Lockheed Martin and Leonardo lead this category as they both have based their planes on off the shelf models that have had years of flights to prove the viability and safety of the planes. For example, Lockheed Martin's base model plane has amassed 150,000 hours of flight time. On the other hand, Boeing has created a new plane which has only been flying since 2016, opening them up to many concerns about the longevity and ability of the planes as well as the planes maintenance needs. Moreover, Boeing has had delays on the production of other aircrafts this year, whereas Lockheed Martin has announced they have already produced 179 of the aircraft for the contract. Lockheed Martin explains that this pre-production will allow them to meet the deadlines for the planes 2-years earlier than the schedule. This puts Lockheed Martin at a massive advantage but also concerns us that their capital expenditure may have been for nothing if they do not win the contract and cannot sell the planes elsewhere. The capital expenditure concern is also present for Boeing as they have spent between 1-3 billion dollars to design their plane. This comes after losing the bid to build the fifth generation planes for the Air Force, a massive revenue opportunity missed for the firm.

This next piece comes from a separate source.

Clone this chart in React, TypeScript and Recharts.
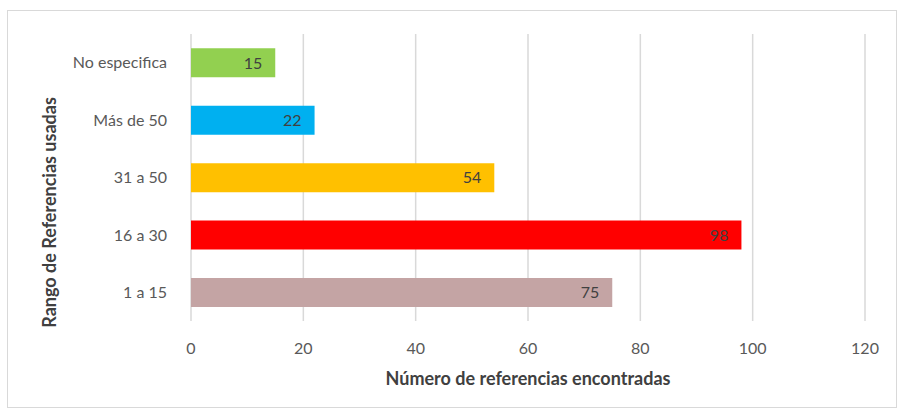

As have already been mentioned Boeing has spent a relatively large sum in the development of their new aircraft. The comparative costs of the competing aircraft and simulators are not as clear though. Each company does not have a specific price that they will provide the planes for, but there are two assumptions that can be made. The first is that all three will attempt to have the most competitive pricing for their model. The second is that Leonardo does have an advantage in this category. Due to the fact that they do not use an afterburner and they were made to be low cost, the planes base model has low acquisition cost and very per flying hour costs (1/10th of the cost to fly a Eurofighter Typhoon).

Capabilities Above Requirements

Boeing and Lockheed Martin lead this category as they each bring a significant advantage to the table for the U.S. Air Force. Boeing has created a jet that fits the exact specs of the contract that also has the ability to fit a wider range of pilots making them great training planes in the event of a pilot supply shortage that requires an adjustment of the standards for pilots. Lockheed Martin provides a simulation and plane combination that they claim can train pilots faster than the current system reducing the time to train a pilot from 6 to 8 months to 4 to 6 weeks according to Mark Ward, Lockheed Martin's Chief Test Pilot. Moreover, with the ability to begin delivering those planes now may be a massive upside for the Lockheed Proposal as the T-38 continues to age and become outdated for training our pilots efficiently, safely, and effectively. The final advantage that we have identified in support of Lockheed Martin is the 97% mission capable rate of their T-50As which have already been produced.

Investment Recommendation and Conclusion

We believe that although Leonardo is the cost leader, Lockheed Martin provides the best value proposition for the contract. The pre-produced T-50A models, hyper-efficient training simulation software, advantage from producing the fifth generation planes for combat and the reliability of flight hours gives them the most transparent advantage in the race for this massive Air Force contract. While we do not know the specifics on the profitability of the deal, we do know that the contract is set to have a lifespan of 16 years providing Lockheed with significant recurring revenue. Moreover, the contract is also for indefinite quantity, meaning for the next 16 years if any other trainer jets are needed, the winner will be the company tapped to produce them. Overall, we believe that this contract offers stable recurring revenue to the winner, as well as the opportunity to benefit greatly if there is an expansion of the Air Force trainer jet fleet beyond this initial order.

Disclosure: I/we have no positions in any stocks mentioned, and no plans to initiate any positions within the next 72 hours. I wrote this article myself, and it expresses my own opinions. I am not receiving compensation for it (other than from Seeking Alpha). I have no business relationship with any company whose stock is mentioned in this article.